3:00 a.m. Friday
January 22, 1999
This rant was going to be, well, a rave. See, I named this section of my site Rants and Raves. But so far, all I've been doing is ranting. So I was going to make a list of things I am really happy about. Things that I like. Raves, in other words. But I really didn't put much thought into it other than maybe pizza and Kim Delaney. I may still work up a rave or two in the near future. But not tonight.
"You must have had it bad for the girl." That was what a friend told me when i was relaying to her the whole Avoidance Girl thing when the whole Avoidance Girl thing was still kinda happening. I don't know. Maybe I did. Not in a bad way. Was it love? Could it have been? Who knows? Then again, what do I know about love? I've told exactly one person outside my family those god awful three words. And boy was I wrong there!
Then again, it's more than obvious to me (at least it is this week) that what my other friend said, that she had told me she had fallen for me as a "nice" way to get rid of me is what happened. Then again, every time I think about that, it occurs to me that it makes absolutely no sense for her to say that. What kind of person would say such a thing to someone they had no feelings for? (That's not a rhetorical question. If you have an answer for me, feel free to contact me through my e-mail addy listed elsewhere on this site.)
On the other hand, it also does not make any sense for someone to tell another person they have fallen for them as a way of explaining why they can't see each other again. See. Nothing makes sense about this. And I think that's part of the problem. I'm trying to make sense out of something that can never make any sense at all. I'm trying to think logically about something that is totally illogical. And that is the whole man-woman/woman-man thing. It's like trying to fit a square into a circle. Literally.

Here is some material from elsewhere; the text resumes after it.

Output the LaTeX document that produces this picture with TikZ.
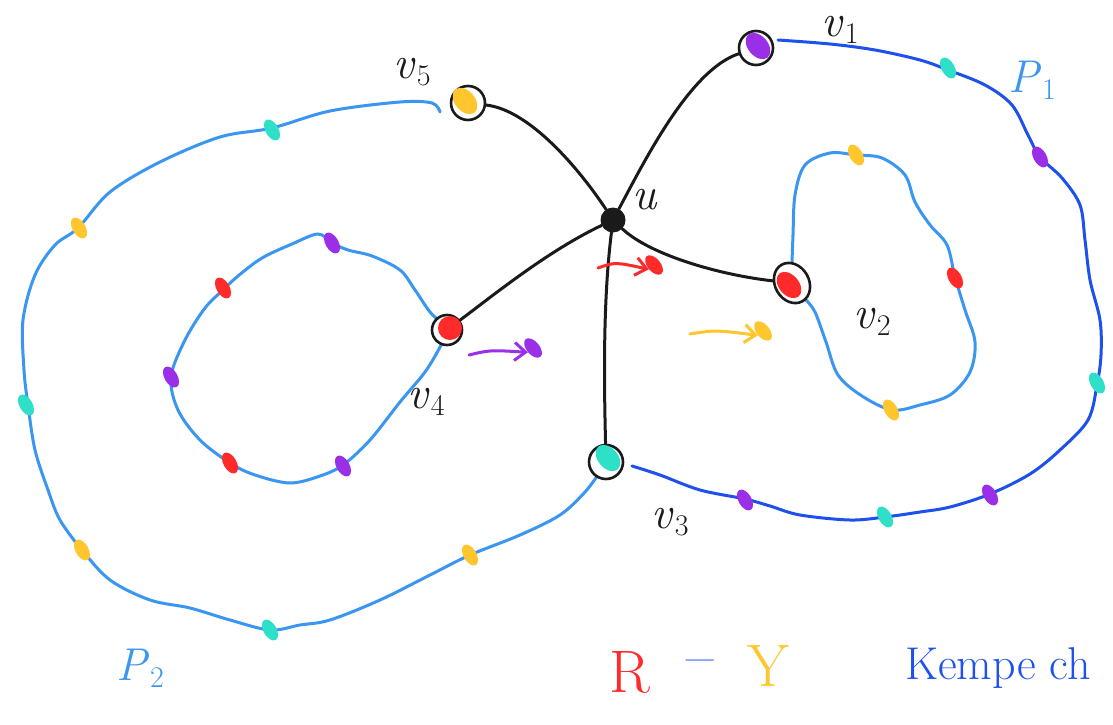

I can't quit thinking about her. And that pisses me off. I mean, let's face it, she ain't where ever she is pinning away over me or anything. It makes no sense. They say there is someone out there for everyone. So why the fuck does it sometimes take them so long to find one another? I mean, come on, a single man living all alone. No kids. No current significant other. What's next for me? Barbara Streisand CDs? Bette Milder shows?
Why am I writing this? I have no idea. Maybe
the time of morning it is in addition to a lack of sleep lately. Who knows?
Who cares? So, Avoidance Girl, where ever you may be, you've done well.
Have a nice life. May you soon find your true Avoidance Boy.